SET PROBLEM.
How many lines in the listing below include the word "page"? Reply with the count alone.

SUPPLIED DATA.
-- Begin --
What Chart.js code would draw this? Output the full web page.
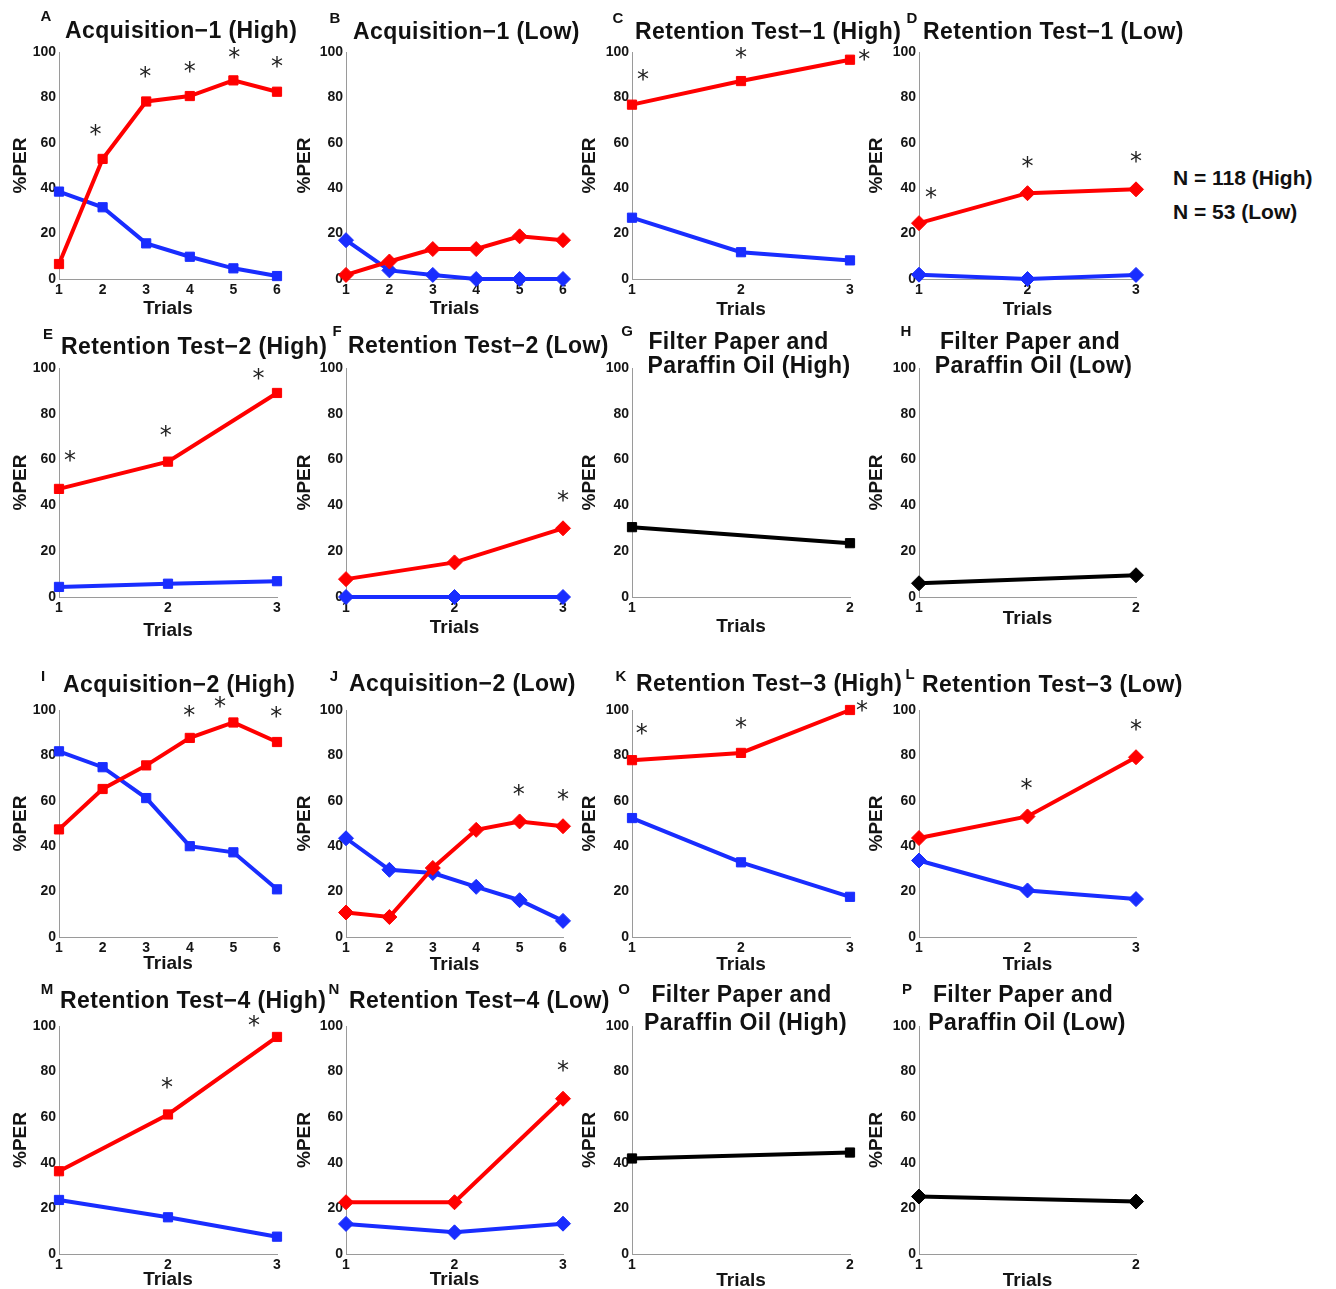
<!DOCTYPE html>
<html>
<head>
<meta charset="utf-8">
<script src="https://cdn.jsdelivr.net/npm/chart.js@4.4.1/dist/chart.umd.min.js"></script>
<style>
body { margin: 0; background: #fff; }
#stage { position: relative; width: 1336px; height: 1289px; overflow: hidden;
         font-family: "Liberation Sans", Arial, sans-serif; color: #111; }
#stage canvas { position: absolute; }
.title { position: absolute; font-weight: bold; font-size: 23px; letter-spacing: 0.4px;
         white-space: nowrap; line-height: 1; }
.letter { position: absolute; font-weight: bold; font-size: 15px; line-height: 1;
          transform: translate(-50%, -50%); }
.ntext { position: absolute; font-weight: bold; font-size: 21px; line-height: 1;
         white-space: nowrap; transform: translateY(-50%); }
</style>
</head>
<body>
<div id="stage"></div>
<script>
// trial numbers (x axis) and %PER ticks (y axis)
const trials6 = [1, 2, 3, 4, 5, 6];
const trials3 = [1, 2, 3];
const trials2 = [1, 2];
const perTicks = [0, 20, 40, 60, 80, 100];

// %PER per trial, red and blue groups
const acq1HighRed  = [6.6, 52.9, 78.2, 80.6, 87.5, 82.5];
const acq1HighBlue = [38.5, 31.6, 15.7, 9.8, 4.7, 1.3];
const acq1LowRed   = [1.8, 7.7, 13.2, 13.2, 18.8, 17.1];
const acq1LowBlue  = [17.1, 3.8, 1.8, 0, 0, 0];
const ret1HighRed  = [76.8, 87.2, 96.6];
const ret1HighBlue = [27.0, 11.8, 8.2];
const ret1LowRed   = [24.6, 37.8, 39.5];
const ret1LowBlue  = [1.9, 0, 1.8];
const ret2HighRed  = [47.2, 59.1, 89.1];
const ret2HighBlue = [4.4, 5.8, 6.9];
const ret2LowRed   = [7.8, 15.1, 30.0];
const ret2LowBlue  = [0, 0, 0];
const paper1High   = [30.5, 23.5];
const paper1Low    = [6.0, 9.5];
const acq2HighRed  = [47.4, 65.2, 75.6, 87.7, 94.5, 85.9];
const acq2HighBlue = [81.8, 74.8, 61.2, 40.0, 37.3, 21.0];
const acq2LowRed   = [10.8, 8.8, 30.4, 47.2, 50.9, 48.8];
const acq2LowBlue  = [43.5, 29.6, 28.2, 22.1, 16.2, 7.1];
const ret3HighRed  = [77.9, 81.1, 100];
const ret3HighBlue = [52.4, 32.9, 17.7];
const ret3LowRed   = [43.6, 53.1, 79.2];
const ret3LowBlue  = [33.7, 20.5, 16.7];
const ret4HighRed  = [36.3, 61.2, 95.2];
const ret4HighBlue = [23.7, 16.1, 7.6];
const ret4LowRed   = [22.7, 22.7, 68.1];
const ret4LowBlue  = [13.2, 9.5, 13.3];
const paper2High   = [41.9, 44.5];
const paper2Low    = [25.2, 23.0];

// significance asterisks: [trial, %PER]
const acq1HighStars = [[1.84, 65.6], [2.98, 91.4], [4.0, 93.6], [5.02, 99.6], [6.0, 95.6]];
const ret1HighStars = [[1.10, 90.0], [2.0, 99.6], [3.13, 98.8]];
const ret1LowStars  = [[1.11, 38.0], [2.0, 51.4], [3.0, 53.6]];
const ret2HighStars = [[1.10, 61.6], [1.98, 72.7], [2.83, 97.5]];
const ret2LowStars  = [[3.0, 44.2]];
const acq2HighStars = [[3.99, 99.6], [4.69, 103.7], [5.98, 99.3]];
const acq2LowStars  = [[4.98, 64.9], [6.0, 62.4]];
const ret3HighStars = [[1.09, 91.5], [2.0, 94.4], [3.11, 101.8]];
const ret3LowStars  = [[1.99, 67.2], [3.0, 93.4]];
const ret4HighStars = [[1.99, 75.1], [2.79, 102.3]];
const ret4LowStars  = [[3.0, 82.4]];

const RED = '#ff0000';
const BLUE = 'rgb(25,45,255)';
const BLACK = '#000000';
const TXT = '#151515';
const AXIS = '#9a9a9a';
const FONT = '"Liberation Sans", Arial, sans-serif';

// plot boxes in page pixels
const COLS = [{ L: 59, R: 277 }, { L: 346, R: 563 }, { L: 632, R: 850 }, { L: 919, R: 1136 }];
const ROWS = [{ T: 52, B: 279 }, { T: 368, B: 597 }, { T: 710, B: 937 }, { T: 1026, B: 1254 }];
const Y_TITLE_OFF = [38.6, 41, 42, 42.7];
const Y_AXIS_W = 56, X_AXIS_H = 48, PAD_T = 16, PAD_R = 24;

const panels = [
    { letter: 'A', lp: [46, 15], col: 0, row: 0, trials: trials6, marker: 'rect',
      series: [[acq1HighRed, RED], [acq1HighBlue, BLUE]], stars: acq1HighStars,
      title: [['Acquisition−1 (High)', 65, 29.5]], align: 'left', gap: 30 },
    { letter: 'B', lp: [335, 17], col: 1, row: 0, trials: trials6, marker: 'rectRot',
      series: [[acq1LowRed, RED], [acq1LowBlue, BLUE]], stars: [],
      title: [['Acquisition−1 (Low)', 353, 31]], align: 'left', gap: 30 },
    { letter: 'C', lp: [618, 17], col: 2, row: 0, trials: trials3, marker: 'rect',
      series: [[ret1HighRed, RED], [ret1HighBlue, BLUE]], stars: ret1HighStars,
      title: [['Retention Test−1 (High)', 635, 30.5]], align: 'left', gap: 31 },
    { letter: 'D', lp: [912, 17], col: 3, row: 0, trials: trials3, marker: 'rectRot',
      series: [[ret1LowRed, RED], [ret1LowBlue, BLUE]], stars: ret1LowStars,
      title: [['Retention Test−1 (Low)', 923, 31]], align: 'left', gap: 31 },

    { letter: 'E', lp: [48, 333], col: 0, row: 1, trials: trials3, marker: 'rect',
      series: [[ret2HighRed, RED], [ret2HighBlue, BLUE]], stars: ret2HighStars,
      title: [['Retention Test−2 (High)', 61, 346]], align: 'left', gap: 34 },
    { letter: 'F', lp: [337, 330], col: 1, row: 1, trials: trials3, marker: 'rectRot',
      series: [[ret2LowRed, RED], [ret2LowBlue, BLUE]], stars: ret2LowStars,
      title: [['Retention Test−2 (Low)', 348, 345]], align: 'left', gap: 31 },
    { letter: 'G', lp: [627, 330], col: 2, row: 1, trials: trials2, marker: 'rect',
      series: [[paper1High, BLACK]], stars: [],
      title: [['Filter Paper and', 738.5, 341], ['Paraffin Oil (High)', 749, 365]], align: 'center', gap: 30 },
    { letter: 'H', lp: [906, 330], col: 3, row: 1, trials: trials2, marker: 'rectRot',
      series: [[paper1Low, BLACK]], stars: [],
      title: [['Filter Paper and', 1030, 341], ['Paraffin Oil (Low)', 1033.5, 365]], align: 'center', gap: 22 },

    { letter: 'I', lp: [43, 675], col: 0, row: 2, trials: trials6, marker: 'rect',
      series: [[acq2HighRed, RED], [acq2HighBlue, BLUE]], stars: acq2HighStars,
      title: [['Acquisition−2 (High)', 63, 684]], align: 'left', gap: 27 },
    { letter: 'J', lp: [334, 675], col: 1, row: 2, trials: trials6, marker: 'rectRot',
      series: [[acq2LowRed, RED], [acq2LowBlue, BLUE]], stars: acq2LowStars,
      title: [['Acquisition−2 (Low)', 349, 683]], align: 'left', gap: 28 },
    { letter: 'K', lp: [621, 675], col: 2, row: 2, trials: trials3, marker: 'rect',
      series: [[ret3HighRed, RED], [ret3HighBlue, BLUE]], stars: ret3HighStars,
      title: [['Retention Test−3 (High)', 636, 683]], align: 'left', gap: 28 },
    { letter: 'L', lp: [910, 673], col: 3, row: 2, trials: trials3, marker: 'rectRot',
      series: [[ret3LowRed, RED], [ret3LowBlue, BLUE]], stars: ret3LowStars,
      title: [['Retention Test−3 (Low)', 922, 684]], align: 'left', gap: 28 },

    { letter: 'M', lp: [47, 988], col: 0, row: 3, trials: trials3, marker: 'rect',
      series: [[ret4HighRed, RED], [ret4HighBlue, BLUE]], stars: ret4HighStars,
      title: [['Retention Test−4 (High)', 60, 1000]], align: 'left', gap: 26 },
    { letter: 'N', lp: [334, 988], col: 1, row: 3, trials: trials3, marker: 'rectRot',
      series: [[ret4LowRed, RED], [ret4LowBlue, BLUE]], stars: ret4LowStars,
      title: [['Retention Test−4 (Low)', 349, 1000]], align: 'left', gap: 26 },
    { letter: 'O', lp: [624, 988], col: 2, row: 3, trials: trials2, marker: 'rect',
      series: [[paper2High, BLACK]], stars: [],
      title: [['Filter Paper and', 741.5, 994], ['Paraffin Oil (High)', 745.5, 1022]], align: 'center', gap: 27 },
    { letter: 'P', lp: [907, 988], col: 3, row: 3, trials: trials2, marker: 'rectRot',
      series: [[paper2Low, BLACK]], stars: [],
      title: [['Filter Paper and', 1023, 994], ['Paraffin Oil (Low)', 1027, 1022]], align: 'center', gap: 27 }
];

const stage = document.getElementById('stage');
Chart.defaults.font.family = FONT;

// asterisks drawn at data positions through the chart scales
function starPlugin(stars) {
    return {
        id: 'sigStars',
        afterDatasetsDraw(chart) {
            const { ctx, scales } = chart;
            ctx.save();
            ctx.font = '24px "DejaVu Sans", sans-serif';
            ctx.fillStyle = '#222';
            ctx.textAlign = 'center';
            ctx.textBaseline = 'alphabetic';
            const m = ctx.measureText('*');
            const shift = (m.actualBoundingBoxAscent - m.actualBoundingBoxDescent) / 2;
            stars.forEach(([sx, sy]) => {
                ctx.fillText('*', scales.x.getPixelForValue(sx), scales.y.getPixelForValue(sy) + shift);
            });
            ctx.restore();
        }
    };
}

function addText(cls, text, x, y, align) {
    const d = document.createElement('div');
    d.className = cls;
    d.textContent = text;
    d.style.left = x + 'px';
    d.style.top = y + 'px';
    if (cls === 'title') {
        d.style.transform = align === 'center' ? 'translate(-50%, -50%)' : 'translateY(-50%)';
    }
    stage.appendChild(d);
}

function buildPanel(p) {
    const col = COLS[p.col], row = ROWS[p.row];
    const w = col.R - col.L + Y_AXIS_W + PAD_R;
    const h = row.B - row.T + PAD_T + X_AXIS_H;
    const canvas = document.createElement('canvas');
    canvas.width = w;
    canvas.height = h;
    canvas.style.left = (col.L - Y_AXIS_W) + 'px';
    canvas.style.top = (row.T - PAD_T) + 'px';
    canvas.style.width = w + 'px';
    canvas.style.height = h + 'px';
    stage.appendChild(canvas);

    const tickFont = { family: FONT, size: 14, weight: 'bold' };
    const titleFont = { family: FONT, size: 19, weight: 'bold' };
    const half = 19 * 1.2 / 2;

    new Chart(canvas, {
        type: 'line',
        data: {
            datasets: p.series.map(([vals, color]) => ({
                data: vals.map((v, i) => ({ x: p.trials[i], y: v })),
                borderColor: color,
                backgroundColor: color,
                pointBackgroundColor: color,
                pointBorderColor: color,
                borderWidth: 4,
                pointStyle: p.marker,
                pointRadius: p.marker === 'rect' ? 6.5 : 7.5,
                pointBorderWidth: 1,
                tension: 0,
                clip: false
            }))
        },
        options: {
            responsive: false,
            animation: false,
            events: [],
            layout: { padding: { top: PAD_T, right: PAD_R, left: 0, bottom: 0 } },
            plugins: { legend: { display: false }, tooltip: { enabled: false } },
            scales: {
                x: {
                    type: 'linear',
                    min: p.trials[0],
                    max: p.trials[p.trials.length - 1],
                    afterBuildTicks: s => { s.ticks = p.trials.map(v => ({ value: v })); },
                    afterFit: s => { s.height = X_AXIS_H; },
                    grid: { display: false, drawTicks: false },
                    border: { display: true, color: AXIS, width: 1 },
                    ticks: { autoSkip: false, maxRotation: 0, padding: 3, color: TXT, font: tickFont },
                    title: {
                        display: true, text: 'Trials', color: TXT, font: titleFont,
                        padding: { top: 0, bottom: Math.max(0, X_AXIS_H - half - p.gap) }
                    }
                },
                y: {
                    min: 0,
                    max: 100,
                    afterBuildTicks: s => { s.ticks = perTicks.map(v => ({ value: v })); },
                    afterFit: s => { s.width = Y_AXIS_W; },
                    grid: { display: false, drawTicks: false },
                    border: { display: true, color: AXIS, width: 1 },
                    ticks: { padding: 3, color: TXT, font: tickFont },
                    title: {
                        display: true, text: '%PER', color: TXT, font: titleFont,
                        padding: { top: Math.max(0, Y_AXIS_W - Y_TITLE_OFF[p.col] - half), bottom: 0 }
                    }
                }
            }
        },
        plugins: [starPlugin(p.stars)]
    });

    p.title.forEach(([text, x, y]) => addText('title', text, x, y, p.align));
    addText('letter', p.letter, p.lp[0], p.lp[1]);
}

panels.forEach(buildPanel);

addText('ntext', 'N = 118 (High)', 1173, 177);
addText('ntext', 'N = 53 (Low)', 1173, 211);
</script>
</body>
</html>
-- End --
THE COMPLETED TASK.
2